++++ Given entries

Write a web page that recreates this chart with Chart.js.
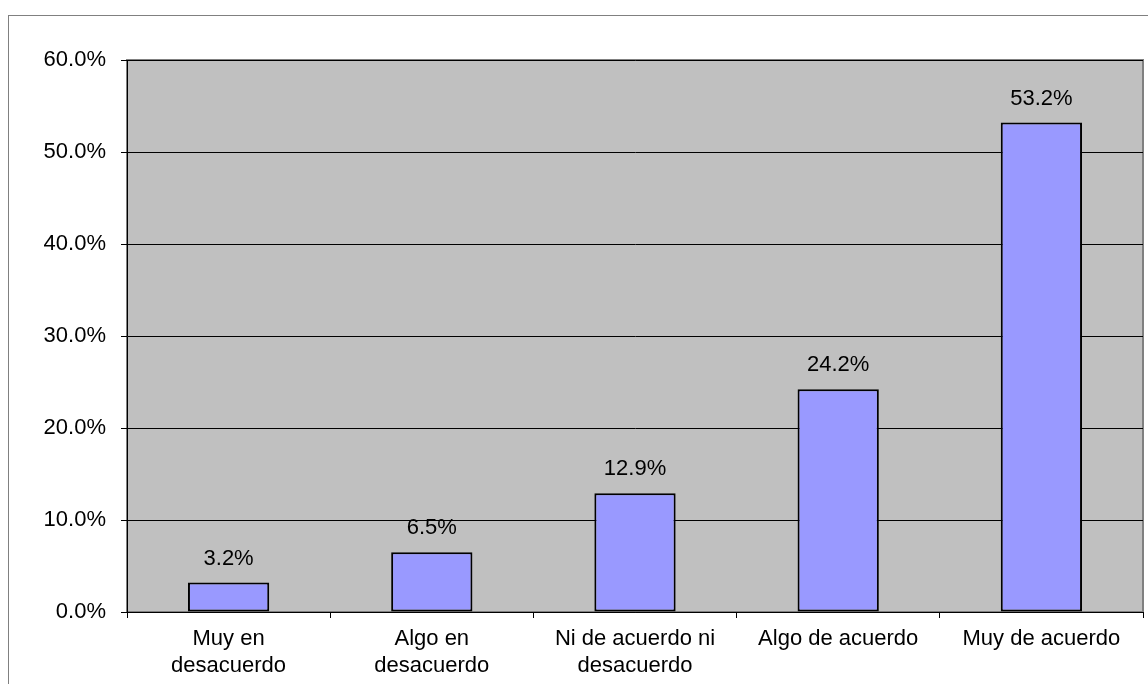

++++++++
++++ Given entries

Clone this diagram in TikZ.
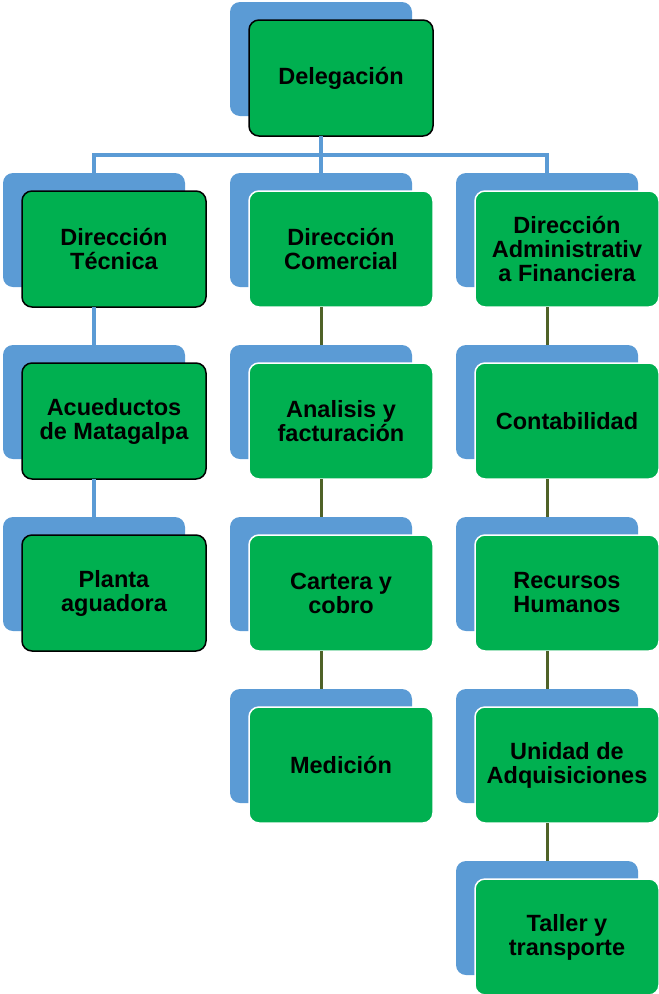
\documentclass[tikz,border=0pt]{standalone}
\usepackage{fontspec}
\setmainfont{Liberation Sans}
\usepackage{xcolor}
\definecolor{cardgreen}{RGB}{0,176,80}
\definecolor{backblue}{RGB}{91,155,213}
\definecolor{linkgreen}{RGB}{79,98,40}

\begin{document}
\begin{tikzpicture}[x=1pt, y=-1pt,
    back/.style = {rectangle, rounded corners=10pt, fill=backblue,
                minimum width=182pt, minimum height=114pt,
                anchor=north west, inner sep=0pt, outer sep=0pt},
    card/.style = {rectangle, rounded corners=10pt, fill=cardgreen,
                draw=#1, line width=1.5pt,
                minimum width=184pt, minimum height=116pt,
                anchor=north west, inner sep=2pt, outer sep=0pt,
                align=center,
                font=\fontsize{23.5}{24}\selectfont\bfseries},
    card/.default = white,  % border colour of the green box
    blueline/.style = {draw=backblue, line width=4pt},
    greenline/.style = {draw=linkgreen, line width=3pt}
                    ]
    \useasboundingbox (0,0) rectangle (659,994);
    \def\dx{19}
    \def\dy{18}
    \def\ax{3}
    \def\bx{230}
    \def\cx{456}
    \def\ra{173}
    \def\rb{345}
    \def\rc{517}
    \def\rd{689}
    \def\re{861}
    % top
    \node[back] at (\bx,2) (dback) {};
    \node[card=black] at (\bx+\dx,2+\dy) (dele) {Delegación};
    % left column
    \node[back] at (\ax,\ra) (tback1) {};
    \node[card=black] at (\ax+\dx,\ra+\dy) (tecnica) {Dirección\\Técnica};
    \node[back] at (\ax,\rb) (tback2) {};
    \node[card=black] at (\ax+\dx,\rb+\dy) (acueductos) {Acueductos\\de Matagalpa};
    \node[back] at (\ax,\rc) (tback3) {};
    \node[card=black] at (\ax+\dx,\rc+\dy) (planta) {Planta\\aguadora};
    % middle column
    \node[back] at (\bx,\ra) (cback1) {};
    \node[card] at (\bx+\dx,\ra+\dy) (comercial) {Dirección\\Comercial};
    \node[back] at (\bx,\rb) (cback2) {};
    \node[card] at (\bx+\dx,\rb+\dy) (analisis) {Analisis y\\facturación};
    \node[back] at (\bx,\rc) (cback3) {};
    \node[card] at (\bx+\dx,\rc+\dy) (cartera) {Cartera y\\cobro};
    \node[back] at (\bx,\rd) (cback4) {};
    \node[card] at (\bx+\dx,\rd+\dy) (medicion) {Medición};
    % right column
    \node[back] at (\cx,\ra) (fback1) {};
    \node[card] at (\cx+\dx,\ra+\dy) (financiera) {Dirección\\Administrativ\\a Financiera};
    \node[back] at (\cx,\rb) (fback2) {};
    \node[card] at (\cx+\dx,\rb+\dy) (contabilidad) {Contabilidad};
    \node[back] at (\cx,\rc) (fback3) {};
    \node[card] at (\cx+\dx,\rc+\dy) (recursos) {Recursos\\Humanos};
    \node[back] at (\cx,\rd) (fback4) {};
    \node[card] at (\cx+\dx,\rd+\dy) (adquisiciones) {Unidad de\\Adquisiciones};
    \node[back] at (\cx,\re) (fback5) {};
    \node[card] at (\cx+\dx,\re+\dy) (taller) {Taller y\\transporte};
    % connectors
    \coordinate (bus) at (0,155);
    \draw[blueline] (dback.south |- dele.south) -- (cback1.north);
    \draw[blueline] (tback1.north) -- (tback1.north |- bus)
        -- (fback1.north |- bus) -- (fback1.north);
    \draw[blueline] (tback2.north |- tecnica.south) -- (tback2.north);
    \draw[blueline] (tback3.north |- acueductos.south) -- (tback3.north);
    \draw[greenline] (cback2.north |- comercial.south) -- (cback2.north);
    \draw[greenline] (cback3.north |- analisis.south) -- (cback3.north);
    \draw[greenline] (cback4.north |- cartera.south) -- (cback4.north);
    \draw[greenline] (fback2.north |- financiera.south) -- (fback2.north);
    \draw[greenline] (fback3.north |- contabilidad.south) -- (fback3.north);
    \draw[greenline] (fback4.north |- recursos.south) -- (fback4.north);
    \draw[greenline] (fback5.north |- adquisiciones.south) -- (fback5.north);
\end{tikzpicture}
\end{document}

++++++++
++++ Given entries

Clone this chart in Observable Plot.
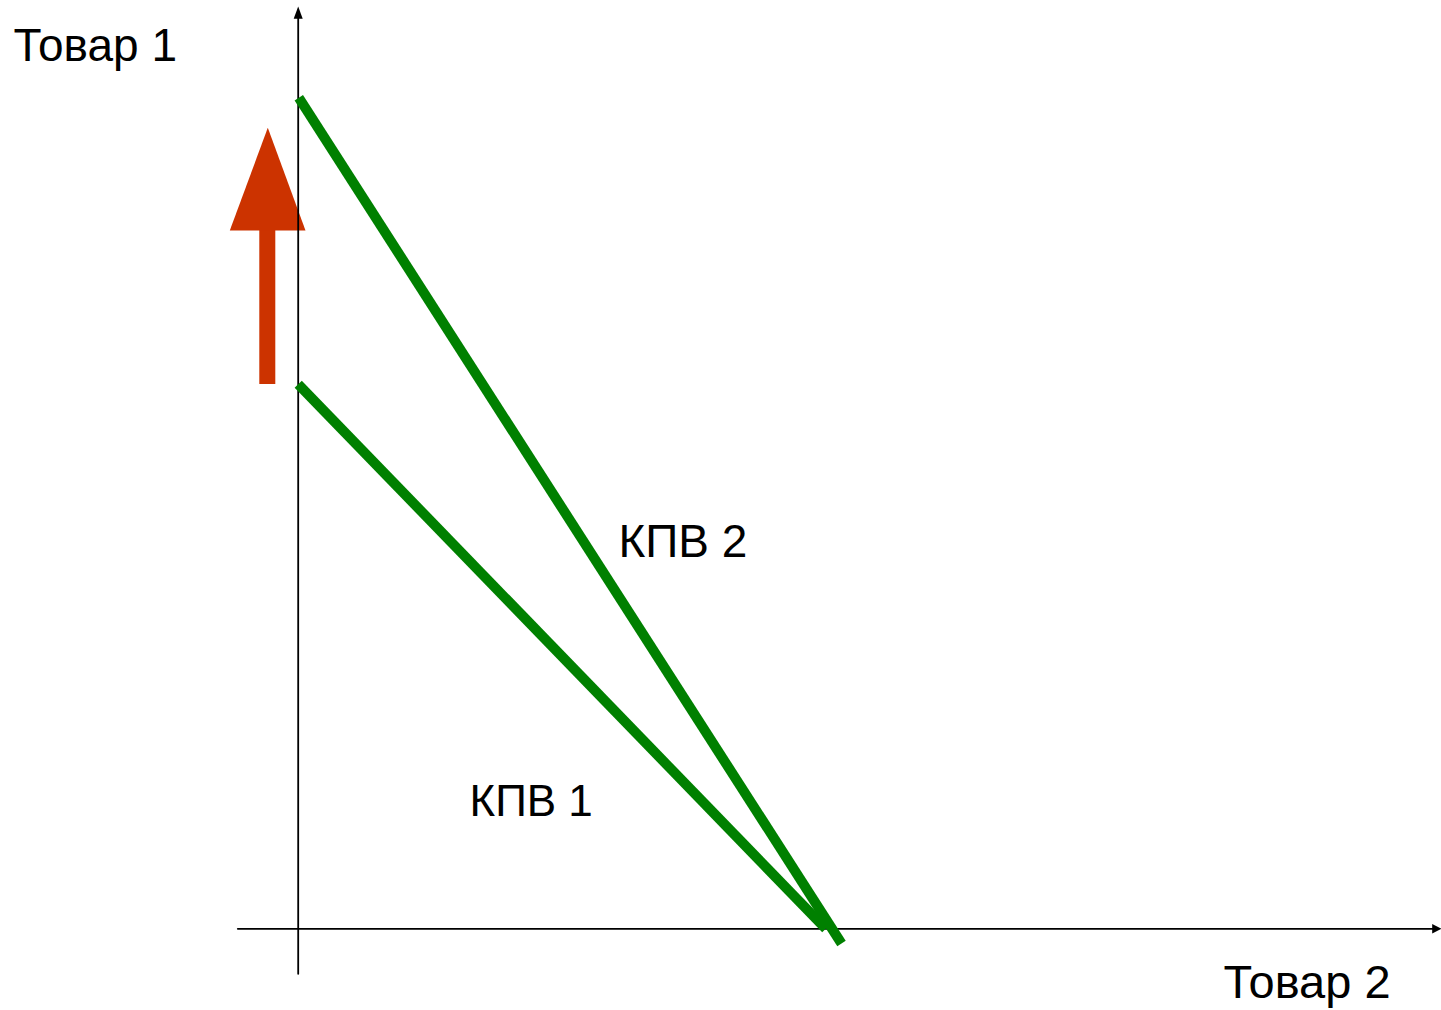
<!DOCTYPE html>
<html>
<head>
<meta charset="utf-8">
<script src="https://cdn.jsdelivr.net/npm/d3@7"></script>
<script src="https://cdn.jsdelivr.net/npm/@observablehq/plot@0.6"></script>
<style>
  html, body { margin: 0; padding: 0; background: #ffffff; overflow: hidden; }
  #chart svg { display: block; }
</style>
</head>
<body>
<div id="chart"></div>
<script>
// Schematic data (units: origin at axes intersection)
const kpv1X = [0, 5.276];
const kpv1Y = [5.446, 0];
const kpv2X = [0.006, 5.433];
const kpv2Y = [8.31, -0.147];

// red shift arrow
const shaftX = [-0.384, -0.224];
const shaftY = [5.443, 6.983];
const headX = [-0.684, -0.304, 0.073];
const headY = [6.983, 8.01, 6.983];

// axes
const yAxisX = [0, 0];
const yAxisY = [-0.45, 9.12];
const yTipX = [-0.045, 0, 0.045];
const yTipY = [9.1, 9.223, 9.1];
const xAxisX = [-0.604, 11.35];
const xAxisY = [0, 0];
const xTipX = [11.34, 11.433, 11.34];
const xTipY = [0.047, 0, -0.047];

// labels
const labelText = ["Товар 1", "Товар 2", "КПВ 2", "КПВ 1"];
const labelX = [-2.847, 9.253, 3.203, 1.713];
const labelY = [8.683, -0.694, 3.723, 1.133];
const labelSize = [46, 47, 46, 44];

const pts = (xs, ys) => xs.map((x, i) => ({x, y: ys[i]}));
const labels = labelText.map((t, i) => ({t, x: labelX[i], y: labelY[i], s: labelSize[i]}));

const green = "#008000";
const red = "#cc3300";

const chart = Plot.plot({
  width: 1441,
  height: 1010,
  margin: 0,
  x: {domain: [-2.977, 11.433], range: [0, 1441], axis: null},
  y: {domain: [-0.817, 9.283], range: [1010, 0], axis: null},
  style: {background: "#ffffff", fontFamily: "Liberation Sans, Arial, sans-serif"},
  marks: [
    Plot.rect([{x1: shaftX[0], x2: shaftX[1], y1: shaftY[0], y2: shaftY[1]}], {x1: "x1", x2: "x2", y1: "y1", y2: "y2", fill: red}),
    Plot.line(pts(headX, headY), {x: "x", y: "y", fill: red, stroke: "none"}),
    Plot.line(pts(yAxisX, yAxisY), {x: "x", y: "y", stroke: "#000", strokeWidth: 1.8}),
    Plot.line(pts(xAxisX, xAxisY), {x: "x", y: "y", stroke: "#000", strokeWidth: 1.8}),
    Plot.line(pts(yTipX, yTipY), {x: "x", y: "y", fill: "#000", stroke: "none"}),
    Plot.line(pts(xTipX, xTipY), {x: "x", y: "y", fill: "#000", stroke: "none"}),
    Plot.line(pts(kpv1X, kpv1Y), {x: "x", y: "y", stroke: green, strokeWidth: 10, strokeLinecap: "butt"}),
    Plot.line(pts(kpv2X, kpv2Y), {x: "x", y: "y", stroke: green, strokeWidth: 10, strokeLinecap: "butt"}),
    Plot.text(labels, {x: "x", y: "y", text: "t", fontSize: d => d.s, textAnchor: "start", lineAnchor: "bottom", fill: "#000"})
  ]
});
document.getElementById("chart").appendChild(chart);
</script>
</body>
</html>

++++++++

Single out each line of the records above with the string "this" in it, and copy it.

Write a web page that recreates this chart with Chart.js.
Clone this diagram in TikZ.
Clone this chart in Observable Plot.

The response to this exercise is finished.